Numerical investigation of steady state, laminar, natural convection of Bingham fluids in a trapezoidal enclosure heated from the bottom and cooled from the sides

Abstract

Laminar, steady-state, natural convection of Bingham fluids in trapezoidal enclosures with a heated bottom wall, cooled inclined sidewalls and an adiabatic top wall has been studied based on numerical simulations for a range of values of nominal Bingham numbers, Rayleigh numbers (i.e., 103 ≤ Ra ≤ 105), and sidewall inclination angles (i.e., 30° ≤ φ ≤ 60°) for a representative nominal Prandtl number (i.e., Pr = 103). It has been found that the mean Nusselt number Nu‾ increases with increasing Rayleigh number Ra due to the strengthening of advective transport. An increase in the sidewall inclination angle φ leads to a decrease in the mean Nusselt number Nu‾ due to an increase in the area for heat loss from the trapezoidal enclosure. The value of the mean Nusselt number Nu‾ was found to decrease with increasing Bingham number Bn. At high values of Bingham number Bn, the fluid flow essentially stops within the enclosure and the heat transfer takes place primarily due to conduction and, accordingly, the mean Nusselt number Nu‾ settles to a constant value, for a given value of sidewall inclination angle φ, irrespective of the value of nominal Rayleigh number Ra.
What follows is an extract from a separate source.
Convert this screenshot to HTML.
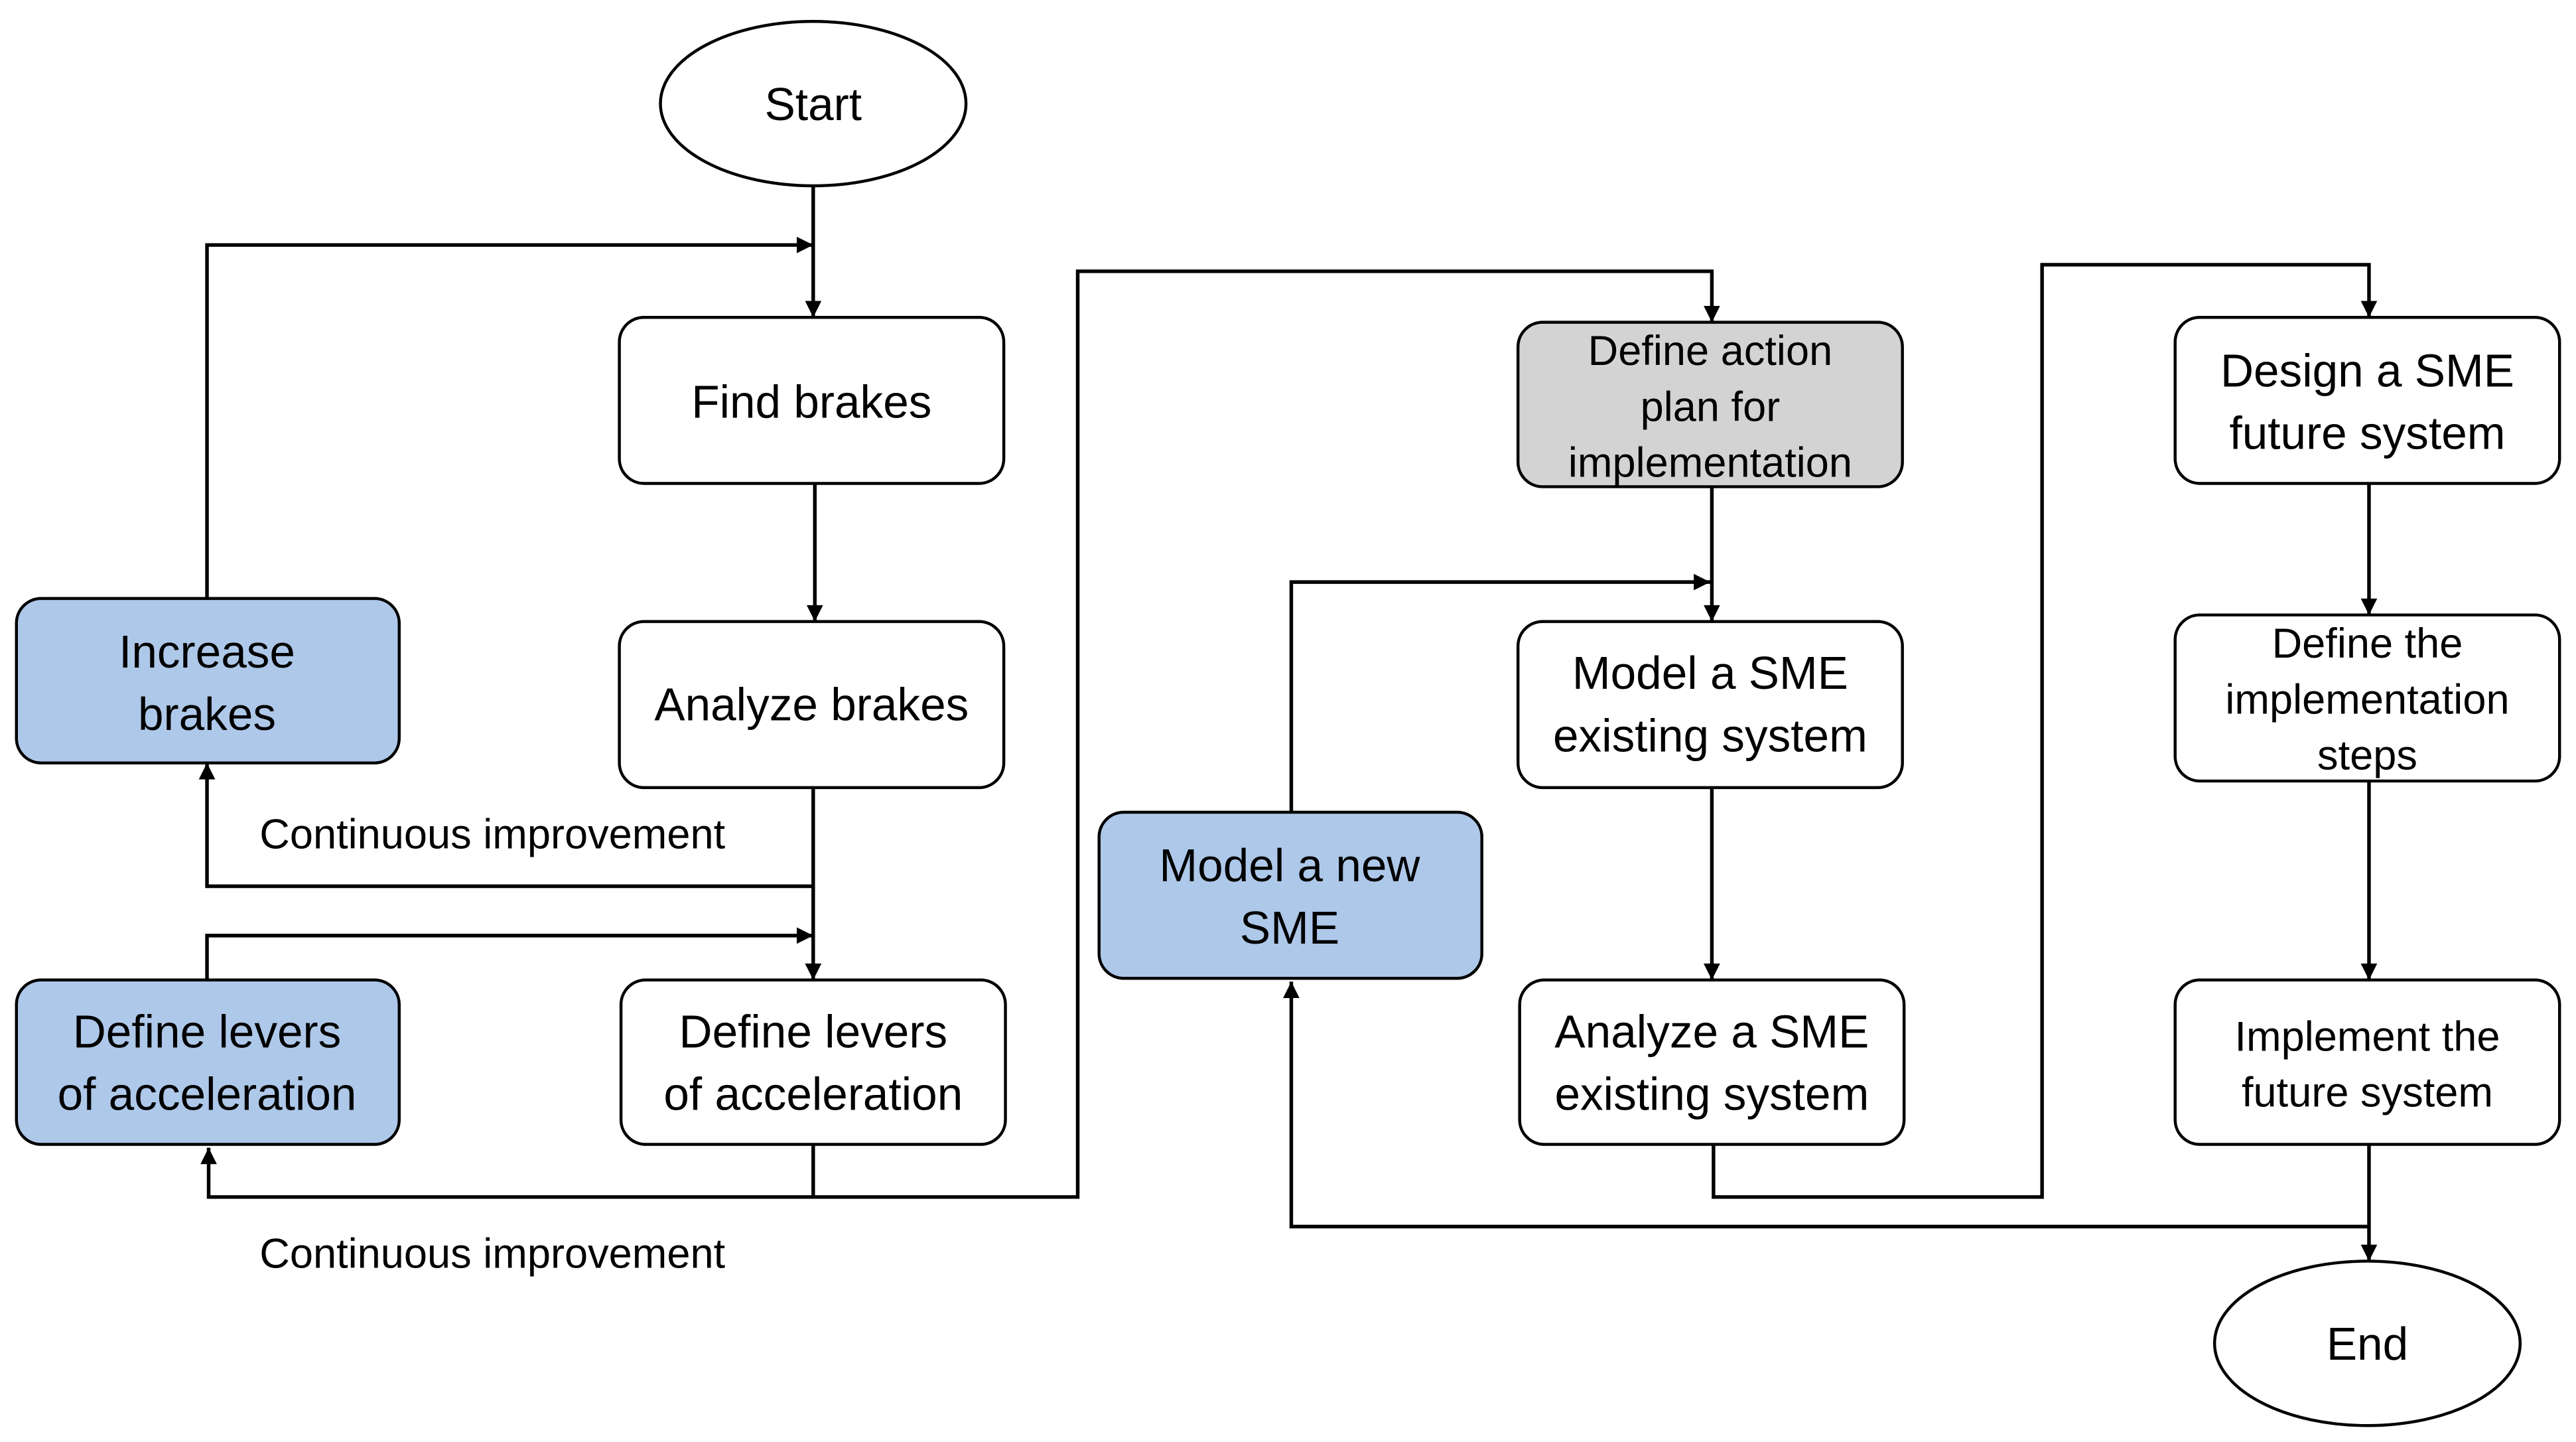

Furthermore, a correlation for the mean Nusselt number Nu‾ in trapezoidal enclosures with a heated bottom wall, an adiabatic top wall, and cooled inclined sidewalls accounting for the range of Rayleigh numbers Ra, Bingham numbers Bn and inclined wall angles φ considered which provides adequate approximation of the corresponding values obtained from the numerical simulations has been identified.